Tuesday, December 25, 2012

Capitalizing On Christmas And Free Enterprise

"Our goal is to be a retailer with the ability to see opportunity on the horizon and have a clear path for capitalizing on it.  To do so, we are moving faster than ever before, employing more technology and concentrating our resources on those elements most important to our core customers."

Macy's Department Stores Mission Statement
Rowland Hussey Macy (1822-1877)

R.H. Macy accomplished a lot in a short 54 year life.  Leaving home at 15 to join a whaler company and sail the Atlantic Ocean, he worked there for four years.  During that time he acquired a large red star tattoo on his forearm.  That red star became the logo for his department store many years later.

Opening a "fancy dry goods" store in New York in 1858, his first-day sales totaled $11.08 (about $297 in today's dollars).  He plugged on however, with innovative policies like clearly marking prices (instead of haggling), and advertising those prices with lively and colorful newspaper ads.  His ads utilized set large-block letters, using marketing words and phrases over and over, and were instantly recognizable.  And he made history by hiring the first female executive for a major American retail store.
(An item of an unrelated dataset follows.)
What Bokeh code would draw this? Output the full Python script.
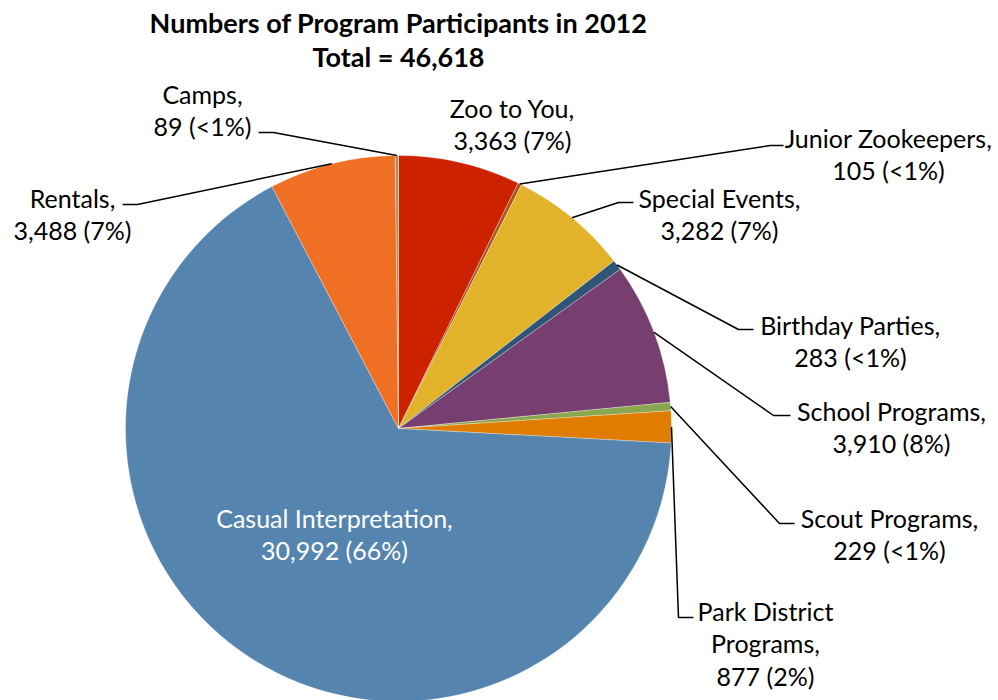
import numpy as np
from bokeh.plotting import figure
from bokeh.models import Range1d, ColumnDataSource
from bokeh.core.properties import value
from bokeh.embed import file_html
from bokeh.resources import INLINE

# ---------------- data ----------------
title_text = "Numbers of Program Participants in 2012"
categories = ["Zoo to You", "Junior Zookeepers", "Special Events", "Birthday Parties",
              "School Programs", "Scout Programs", "Park District Programs",
              "Casual Interpretation", "Rentals", "Camps"]
participants = [3363, 105, 3282, 283, 3910, 229, 877, 30992, 3488, 89]

# ---------------- styles ----------------
colors = ["#CC2200", "#A9561E", "#E2B22B", "#2F5677", "#763F70",
          "#8AA64E", "#E07C00", "#5585AE", "#EF7025", "#A69664"]
FONT = "Lato"
LABEL_SIZE = "25px"
LINE_GAP = 32.5

W, H = 998, 700
def sx(X):  # screenshot x -> data x
    return X
def sy(Y):  # screenshot y -> data y
    return H - Y

CX, CY, R = sx(398), sy(428), 273

# label layout: centre x, first line centre y, leader elbow, leader end (screen px)
layout = {
    "Zoo to You":            dict(c=(512, 107), elbow=None, end=None),
    "Junior Zookeepers":     dict(c=(888, 137), elbow=(770, 145), end=(783, 145)),
    "Special Events":        dict(c=(719, 197), elbow=(618, 202), end=(633, 202)),
    "Birthday Parties":      dict(c=(850, 324), elbow=(738, 329), end=(753, 329)),
    "School Programs":       dict(c=(891, 410), elbow=(773, 415), end=(790, 415)),
    "Scout Programs":        dict(c=(889, 517), elbow=(779, 523), end=(794, 523)),
    "Park District Programs": dict(c=(765, 610), elbow=(678, 617), end=(693, 617)),
    "Casual Interpretation": dict(c=(334, 517), elbow=None, end=None),
    "Rentals":               dict(c=(72, 197), elbow=(137, 204), end=(122, 204)),
    "Camps":                 dict(c=(202, 93), elbow=(273, 132), end=(258, 132)),
}
wrap = {"Park District Programs": ["Park District", "Programs,"]}
text_colors = {"Casual Interpretation": "white"}

# ---------------- computations ----------------
vals = np.array(participants, dtype=float)
total = vals.sum()
frac = vals / total
cum_end = np.cumsum(frac)
cum_start = cum_end - frac
start_angle = np.pi / 2 - 2 * np.pi * cum_end
end_angle = np.pi / 2 - 2 * np.pi * cum_start
mid_angle = np.pi / 2 - 2 * np.pi * (cum_start + cum_end) / 2

p = figure(width=W, height=H, x_range=Range1d(0, W), y_range=Range1d(0, H),
           output_backend="svg", toolbar_location=None, min_border=0,
           title=None, outline_line_color=None, background_fill_color="white")
p.axis.visible = False
p.grid.visible = False

src = ColumnDataSource(dict(x=[CX] * len(vals), y=[CY] * len(vals),
                            start=start_angle, end=end_angle, color=colors))
p.wedge(x="x", y="y", radius=R, start_angle="start", end_angle="end",
        fill_color="color", line_color="white", line_width=0.6, line_alpha=0.5,
        source=src)

# leader lines
lx, ly = [], []
for i, name in enumerate(categories):
    lay = layout[name]
    if lay["elbow"] is None:
        continue
    ex = CX + R * np.cos(mid_angle[i])
    ey = CY + R * np.sin(mid_angle[i])
    lx.append([ex, sx(lay["elbow"][0]), sx(lay["end"][0])])
    ly.append([ey, sy(lay["elbow"][1]), sy(lay["end"][1])])
p.multi_line(lx, ly, line_color="black", line_width=1.5)

# labels
tx, ty, tt, tc = [], [], [], []
for i, name in enumerate(categories):
    pct = frac[i] * 100
    pct_s = "<1%" if pct < 1 else f"{round(pct)}%"
    lines = wrap.get(name, [name + ","]) + [f"{participants[i]:,} ({pct_s})"]
    cx_, cy_ = layout[name]["c"]
    for k, ln in enumerate(lines):
        tx.append(sx(cx_))
        ty.append(sy(cy_ + k * LINE_GAP))
        tt.append(ln)
        tc.append(text_colors.get(name, "black"))
p.text(x=tx, y=ty, text=tt, text_color=tc, text_font=value(FONT),
       text_font_size=LABEL_SIZE, text_align="center", text_baseline="middle")

# title
p.text(x=[sx(398), sx(398)], y=[sy(22), sy(56)],
       text=[title_text, f"Total = {int(total):,}"], text_color="black",
       text_font=value(FONT), text_font_size="27px", text_font_style="bold",
       text_align="center", text_baseline="middle")

open("out.html", "w").write(file_html(p, INLINE))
However, Macy had a lot to do with today's vibrant Christmas sales market.  He was the first to seize upon Santa as a way of selling goods, Christmas cards and wrapping paper.  He hit on this idea at the right time.  Nationally the Christmas tree was coming into vogue, as well as the recognition of Christmas as a religious and family holiday.

How did he capitalize on it?
  • He was the first to employ an in-store Santa in 1862.  Children came from all over to tell Santa their secret desires and Christmas toy wishes.
  • The country, and world, began to recognize Macy's as the instigator of the annual Christmas Parade.  This affair eventually morphed into the annual Thanksgiving Day Parade, which he used to kick off the Christmas buying season.  His parade was a marketing ploy for getting people to New York and to flock to his store at Christmas time.
  • Customers loved crowding outside his store to peer into the large, decorated windows, which advertised the latest in fashion, kitchen wares and toys.  His friend P.T. Barnum suggested he make them more elaborate by using moving figures to tell various Christmas stories.  The windows became the hit of the season, and a practice picked up on by many other retailers around the nation at Christmas time.
  • He began accepting mail order.

All in all, employing a capitalist spirit and shrewd business tactics (like mergers), the store eventually grew to be the largest department store in the world.  His short life left quite the legacy to the world of retailing success and free enterprise economics.